On November 1, 2017, the District of Columbia will begin implementing a new sales and use tax exemption application process for Qualified High Technology Companies (QHTCs). The new application procedure signifies a shift to essentially a pre-certification process and creates new documentation requirements for companies seeking QHTC benefits. Key considerations include:
- Companies will now be required to file an annual online application in order to obtain the QHTC Exempt Purchase Certificate. The current Exempt Purchase Certificates will expire on January 31, 2018.
- In addition to questions relating to the statutory QHTC eligibility requirements, the District requires that companies state the number of QHTC employees hired and jobs created, along with the number who are District residents. These questions may have been formulated to gather information to determine the effectiveness of the QHTC program.
- Because taxpayers have previously self-certified as QHTCs, the Office of Tax and Revenue may reject companies’ applications now, rather than audit them later.
On September 16, 2017, California Governor Jerry Brown signed Assembly Bill 131, a budget trailer bill clarifying a number of provisions related to the roles of California’s two new tax agencies, the California Department of Tax and Fee Administration (CDTFA) and the Office of Tax Appeals (OTA), which were created to perform many of the California State Board of Equalization’s (BOE) previous duties by the Taxpayer Transparency and Fairness Act of 2017. Key clarifications include:
- The CDTFA will conduct appeals conferences related to sales and use taxes in the same manner as the BOE had prior to July 1, 2017, and will apply the BOE’s rules regarding appeals conferences.
- The OTA is not to be construed as a tax court so non-lawyers will be allowed to appear on behalf of taxpayers at appeals hearings.
- The standard of review for taxpayer appeals of OTA decisions is trial de novo in Superior Court.

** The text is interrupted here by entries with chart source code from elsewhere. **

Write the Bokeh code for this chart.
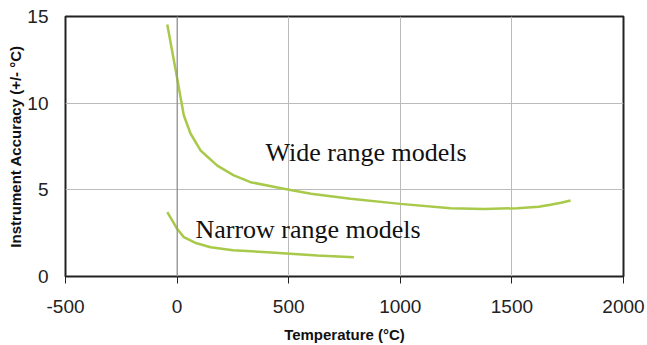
from bokeh.plotting import figure
from bokeh.models import Range1d, Span, FixedTicker, Label
from bokeh.embed import file_html
from bokeh.resources import INLINE

# Data
wide_x = [-44, -20, 5, 18, 30, 60, 105, 180, 254, 329, 478, 600, 777, 1000, 1225, 1374, 1524, 1620, 1673, 1720, 1763]
wide_y = [14.54, 12.85, 11.1, 10.15, 9.3, 8.25, 7.27, 6.4, 5.83, 5.44, 5.06, 4.78, 4.48, 4.19, 3.94, 3.9, 3.94, 4.02, 4.14, 4.25, 4.38]

narrow_x = [-44, -20, 0, 30, 80, 150, 250, 404, 628, 792]
narrow_y = [3.71, 3.2, 2.75, 2.27, 1.95, 1.69, 1.52, 1.40, 1.21, 1.11]

x_ticks = [-500, 0, 500, 1000, 1500, 2000]
x_tick_labels = ["-500", "0", "500", "1000", "1500", "2000"]
y_ticks = [0, 5, 10, 15]
y_tick_labels = ["0", "5", "10", "15"]

label_wide = "Wide range models"
label_narrow = "Narrow range models"
x_title = "Temperature (°C)"
y_title = "Instrument Accuracy (+/- °C)"

p = figure(width=647, height=345, output_backend="svg", toolbar_location=None,
           x_range=Range1d(-500, 2000), y_range=Range1d(0, 15),
           min_border_left=65, min_border_right=24, min_border_top=16, min_border_bottom=69)

p.background_fill_color = "white"
p.border_fill_color = "white"
p.outline_line_color = "#222222"
p.outline_line_width = 2

p.xaxis.ticker = FixedTicker(ticks=x_ticks)
p.yaxis.ticker = FixedTicker(ticks=y_ticks)
p.xaxis.major_label_overrides = dict(zip(x_ticks, x_tick_labels))
p.yaxis.major_label_overrides = dict(zip(y_ticks, y_tick_labels))
p.xgrid.ticker = FixedTicker(ticks=x_ticks)
p.ygrid.ticker = FixedTicker(ticks=y_ticks)
p.grid.grid_line_color = "#bbbbbb"
p.grid.grid_line_width = 1

for ax in (p.xaxis, p.yaxis):
    ax.axis_line_color = None
    ax.minor_tick_line_color = None
    ax.major_label_text_font = "Liberation Sans"
    ax.major_label_text_font_size = "19px"
    ax.major_label_text_color = "#222222"
    ax.axis_label_text_font = "Liberation Sans"
    ax.axis_label_text_font_size = "15px"
    ax.axis_label_text_font_style = "bold"
    ax.axis_label_text_color = "#111111"

p.xaxis.major_tick_out = 7
p.xaxis.major_tick_in = 0
p.xaxis.major_tick_line_color = "#222222"
p.xaxis.major_label_standoff = 16
p.xaxis.axis_label = x_title
p.xaxis.axis_label_standoff = 10

p.yaxis.major_tick_out = 0
p.yaxis.major_tick_in = 0
p.yaxis.major_label_standoff = 17
p.yaxis.axis_label = y_title
p.yaxis.axis_label_standoff = 0

p.add_layout(Span(location=0, dimension="height", line_color="#888888", line_width=1))

p.line(wide_x, wide_y, line_color="#a8c94a", line_width=2.5)
p.line(narrow_x, narrow_y, line_color="#a8c94a", line_width=2.5)

p.add_layout(Label(x=396, y=7.15, text=label_wide, text_font="Liberation Serif",
                   text_font_size="26px", text_color="#111111", text_baseline="alphabetic"))
p.add_layout(Label(x=82, y=2.7, text=label_narrow, text_font="Liberation Serif",
                   text_font_size="26px", text_color="#111111", text_baseline="alphabetic"))

open("out.html", "w").write(file_html(p, INLINE))
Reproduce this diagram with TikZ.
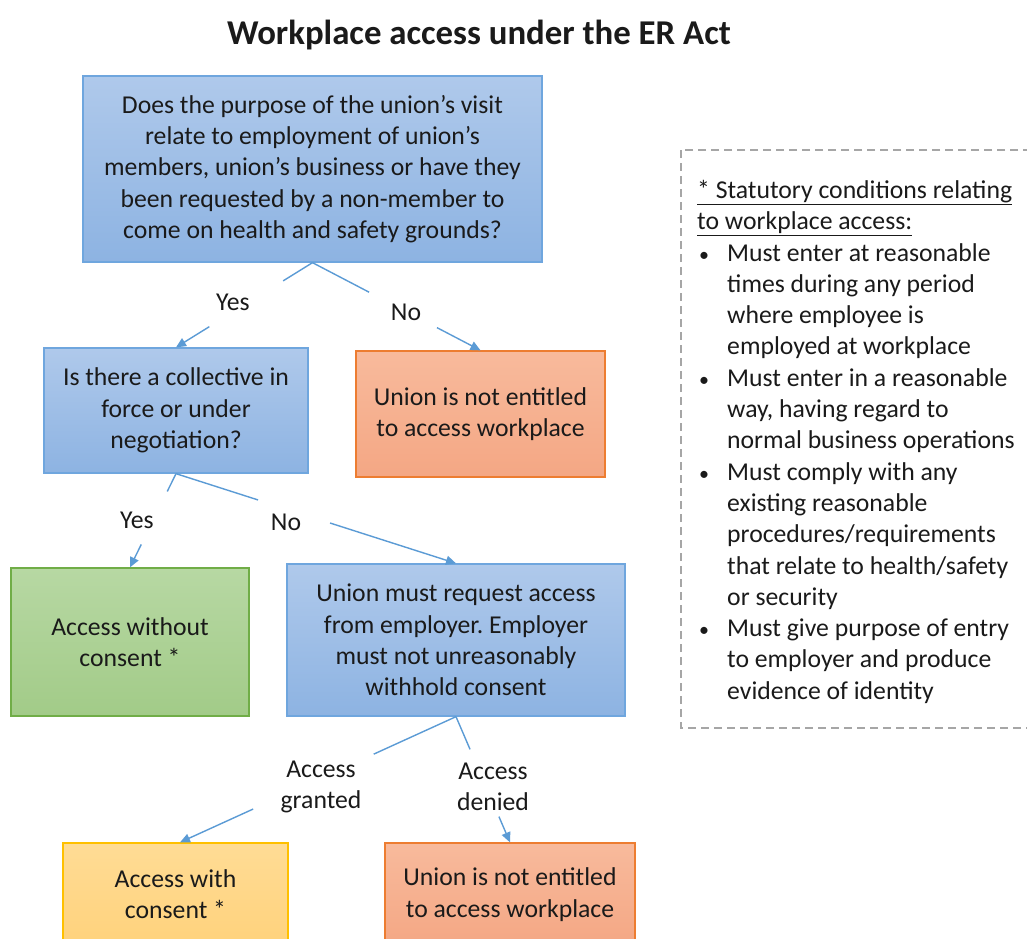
\documentclass[tikz,border=0pt]{standalone}
\usepackage{fontspec}
\setmainfont{Carlito}
\usetikzlibrary{arrows.meta,shadings}
\frenchspacing

% Office-style palette
\definecolor{txt}{HTML}{1A1A1A}
\definecolor{bluetop}{HTML}{AFC9EB}
\definecolor{bluebot}{HTML}{8DB3E2}
\definecolor{blueline}{HTML}{6FA6DE}
\definecolor{orgtop}{HTML}{F8BA9C}
\definecolor{orgbot}{HTML}{F4A784}
\definecolor{orgline}{HTML}{ED7D31}
\definecolor{grntop}{HTML}{B7D8A3}
\definecolor{grnbot}{HTML}{A2CB88}
\definecolor{grnline}{HTML}{70AD47}
\definecolor{yeltop}{HTML}{FFDC95}
\definecolor{yelbot}{HTML}{FFD27C}
\definecolor{yelline}{HTML}{FFC000}
\definecolor{arrowc}{HTML}{5B9BD5}
\definecolor{dashc}{HTML}{A6A6A6}

\newcommand{\bodyfont}{\fontsize{25.7}{31.3}\selectfont}
\newcommand{\bul}{\makebox[30pt][l]{\hspace{2pt}{\fontsize{20}{20}\selectfont •}}}
\newcommand{\cont}{\hspace*{30pt}}

\tikzset{
  box/.style={rectangle, line width=1.3pt, align=center, inner sep=0pt,
    font=\bodyfont, text=txt},
  bluebox/.style={box, draw=blueline, top color=bluetop, bottom color=bluebot},
  orgbox/.style={box, draw=orgline, top color=orgtop, bottom color=orgbot},
  grnbox/.style={box, draw=grnline, top color=grntop, bottom color=grnbot},
  yelbox/.style={box, draw=yelline, top color=yeltop, bottom color=yelbot},
  lbl/.style={font=\bodyfont, text=txt, inner sep=0pt, align=center},
  conn/.style={draw=arrowc, line width=1.4pt},
  tip/.style={conn, -{Triangle[length=10pt,width=9pt]}},
  dashbox/.style={draw=dashc, line width=1.2pt, dash pattern=on 8pt off 5pt},
}

\begin{document}
\begin{tikzpicture}[x=1pt,y=-1pt]
\useasboundingbox (0,0) rectangle (1027,938);
\clip (0,0) rectangle (1027,938);
\fill[white] (0,0) rectangle (1027,938);

% title
\node[font=\fontsize{34.8}{40}\selectfont\bfseries, text=txt, inner sep=0pt] (title) at (479,35)
  {Workplace access under the ER Act};

% decision and outcome boxes
\node[bluebox, minimum width=459pt, minimum height=186pt] (q1) at (312.5,169)
  {Does the purpose of the union’s visit\\relate to employment of union’s\\members, union’s business or have they\\been requested by a non-member to\\come on health and safety grounds?};
\node[bluebox, minimum width=264pt, minimum height=125pt] (q2) at (176,410.5)
  {Is there a collective in\\force or under\\negotiation?};
\node[orgbox, minimum width=249pt, minimum height=126pt] (n1) at (480.5,414)
  {Union is not entitled\\to access workplace};
\node[grnbox, minimum width=238pt, minimum height=148pt] (a1) at (130,642)
  {Access without\\consent *};
\node[bluebox, minimum width=338pt, minimum height=152pt] (q3) at (456,640)
  {Union must request access\\from employer. Employer\\must not unreasonably\\withhold consent};
\node[yelbox, minimum width=225pt, minimum height=103pt] (a2) at (175.5,894.5)
  {Access with\\consent *};
\node[orgbox, minimum width=250pt, minimum height=103pt] (n2) at (510,894.5)
  {Union is not entitled\\to access workplace};

% branch labels
\node[lbl] (l1) at (233,302) {Yes};
\node[lbl] (l2) at (406,312) {No};
\node[lbl] (l3) at (137,520) {Yes};
\node[lbl] (l4) at (286,522) {No};
\node[lbl] (l5) at (321,787) {Access\\granted};
\node[lbl] (l6) at (493,787) {Access\\denied};

% connectors, broken where the label sits
\path (q1.south) -- (q2.north) coordinate[pos=0.215] (c1a) coordinate[pos=0.756] (c1b);
\draw[conn] (q1.south) -- (c1a);
\draw[tip] (c1b) -- (q2.north);

\path (q1.south) -- (n1.north) coordinate[pos=0.337] (c2a) coordinate[pos=0.741] (c2b);
\draw[conn] (q1.south) -- (c2a);
\draw[tip] (c2b) -- (n1.north);

\path (q2.south) -- (a1.north) coordinate[pos=0.19] (c3a) coordinate[pos=0.755] (c3b);
\draw[conn] (q2.south) -- (c3a);
\draw[tip] (c3b) -- (a1.north);

\path (q2.south) -- (q3.north) coordinate[pos=0.293] (c4a) coordinate[pos=0.55] (c4b);
\draw[conn] (q2.south) -- (c4a);
\draw[tip] (c4b) -- (q3.north);

\path (q3.south) -- ([xshift=4.5pt]a2.north) coordinate[pos=0.298] (c5a) coordinate[pos=0.735] (c5b);
\draw[conn] (q3.south) -- (c5a);
\draw[tip] (c5b) -- ([xshift=4.5pt]a2.north);

\path (q3.south) -- (n2.north) coordinate[pos=0.26] (c6a) coordinate[pos=0.795] (c6b);
\draw[conn] (q3.south) -- (c6a);
\draw[tip] (c6b) -- (n2.north);

% statutory conditions panel
\draw[dashbox] (681,150) rectangle (1045,728);
\node[lbl, align=left, anchor=north west] (cond) at (697,180)
  {\underline{* Statutory conditions relating}\\
   \underline{to workplace access:}\\
   \bul Must enter at reasonable\\
   \cont times during any period\\
   \cont where employee is\\
   \cont employed at workplace\\
   \bul Must enter in a reasonable\\
   \cont way, having regard to\\
   \cont normal business operations\\
   \bul Must comply with any\\
   \cont existing reasonable\\
   \cont procedures/requirements\\
   \cont that relate to health/safety\\
   \cont or security\\
   \bul Must give purpose of entry\\
   \cont to employer and produce\\
   \cont evidence of identity};
\end{tikzpicture}
\end{document}
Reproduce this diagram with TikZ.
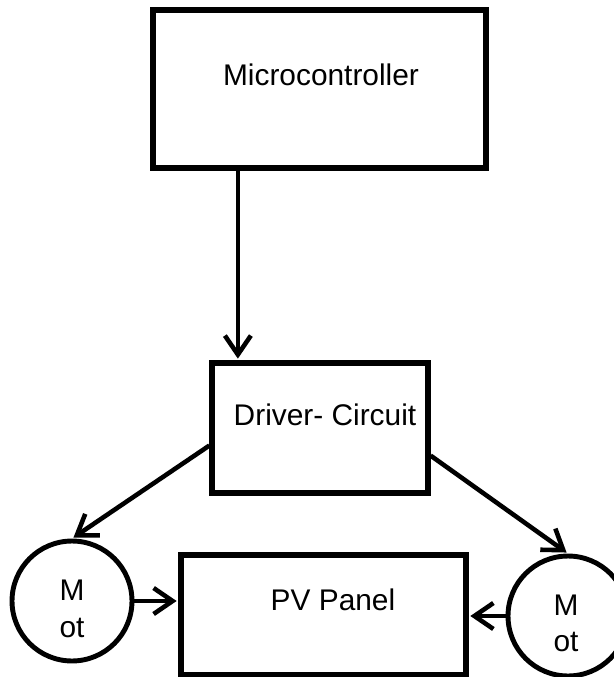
\documentclass[tikz,border=0pt]{standalone}
\usepackage{fontspec}
\setmainfont{Liberation Sans}
\usetikzlibrary{arrows.meta}
\tikzset{
  block/.style={rectangle,draw,line width=3pt,inner sep=0pt},
  motor/.style={circle,draw,line width=2.8pt,minimum size=2.4cm,inner sep=0pt},
  lbl/.style={font=\fontsize{17}{20.8}\selectfont,align=center,inner sep=0pt},
  conn/.style={line width=2.6pt,shorten >=1pt,-{Straight Barb[length=3.8mm,width=5.2mm]}}
}
\begin{document}
\begin{tikzpicture}[x=0.02cm,y=-0.02cm]
  \useasboundingbox (0,0) rectangle (614,677);
  % boxes
  \node[block,minimum width=6.66cm,minimum height=3.16cm] (mcu) at (319.5,89) {};
  \node[block,minimum width=4.32cm,minimum height=2.6cm] (driver) at (320,428) {};
  \node[block,minimum width=5.7cm,minimum height=2.4cm] (pv) at (323.5,615) {};
  \node[motor] (motL) at (72,601) {};
  \node[motor] (motR) at (568,616) {};
  % texts
  \node[lbl] (mcuText) at (321,75) {Microcontroller};
  \node[lbl] (driverText) at (325,415) {Driver- Circuit};
  \node[lbl] (pvText) at (333,600) {PV Panel};
  \node[lbl] (motLText) at (72,609) {M\\ot};
  \node[lbl] (motRText) at (566,623.5) {M\\ot};
  % arrows
  \draw[conn] (mcu.225) -- (mcu.225 |- driver.north);
  \draw[conn] (driver.189) -- (motL.north);
  \draw[conn] (driver.346) -- (motR.north);
  \draw[conn] (motL.east) -- (motL.east -| pv.west);
  \draw[conn] (motR.west) -- (motR.west -| pv.east);
\end{tikzpicture}
\end{document}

The Massachusetts Supreme Judicial Court held that an in-state wholesaler was required to collect and remit sales tax on drop shipment sales made to Massachusetts customers. A drop shipment is a transaction in which an in-state customer purchases a product from an out-of-state retailer which then orders the product from an in-state wholesaler and directs it to deliver the product directly to the in-state customer. The Massachusetts drop shipment rule considers the in-state wholesaler to be the vendor and requires it to collect and remit the sales tax unless it proves that the out-of-state retailers were engaged in business in Massachusetts. D&H, an in-state wholesaler in such a position, questioned its liability under the drop shipment rule, arguing that the rule required the commissioner, in each transaction, to prove that the retailer was not doing business in the state. D&H also challenged the constitutionality of the rule. The court confirmed that it was the wholesaler’s burden to prove that retailers were doing business in the state as the wholesaler has “readier access to the relevant information” and bears the general burden of claiming a tax abatement. The court also held that the drop shipment rule did not violate the dormant commerce clause because: (1) even if the rule penalized wholesale suppliers with Massachusetts nexus for doing business with out-of-state retailers, the rule would result in a disadvantage, rather than an advantage, for Massachusetts retailers; and (2) the taxpayer failed to demonstrate any unconstitutional burden created by the tax itself. D&H Distrib. Co. v. Commissioner of Revenue, 79 N.E.3d 409 (Mass. 2017).
The Rhode Island Division of Taxation ruled that a monthly or annual membership fee that allowed customers to access various benefits associated with shopping on a taxpayer’s website—including discounted shipping benefits; streaming or downloading movies and music; photo storage; and access to games and in-game content—is subject to sales and use tax. The Division reasoned that although membership fees are generally not taxable in Rhode Island, the membership fee charged by the taxpayer constituted a bundled transaction whose true object was ready access to non-taxable and taxable items. The Division also ruled that a free one-month trial subscription was not subject to sales and use tax because no consideration was paid for the transaction. Ruling Request No. 2017-01, R.I. Div. of Tax., Mar. 31, 2017.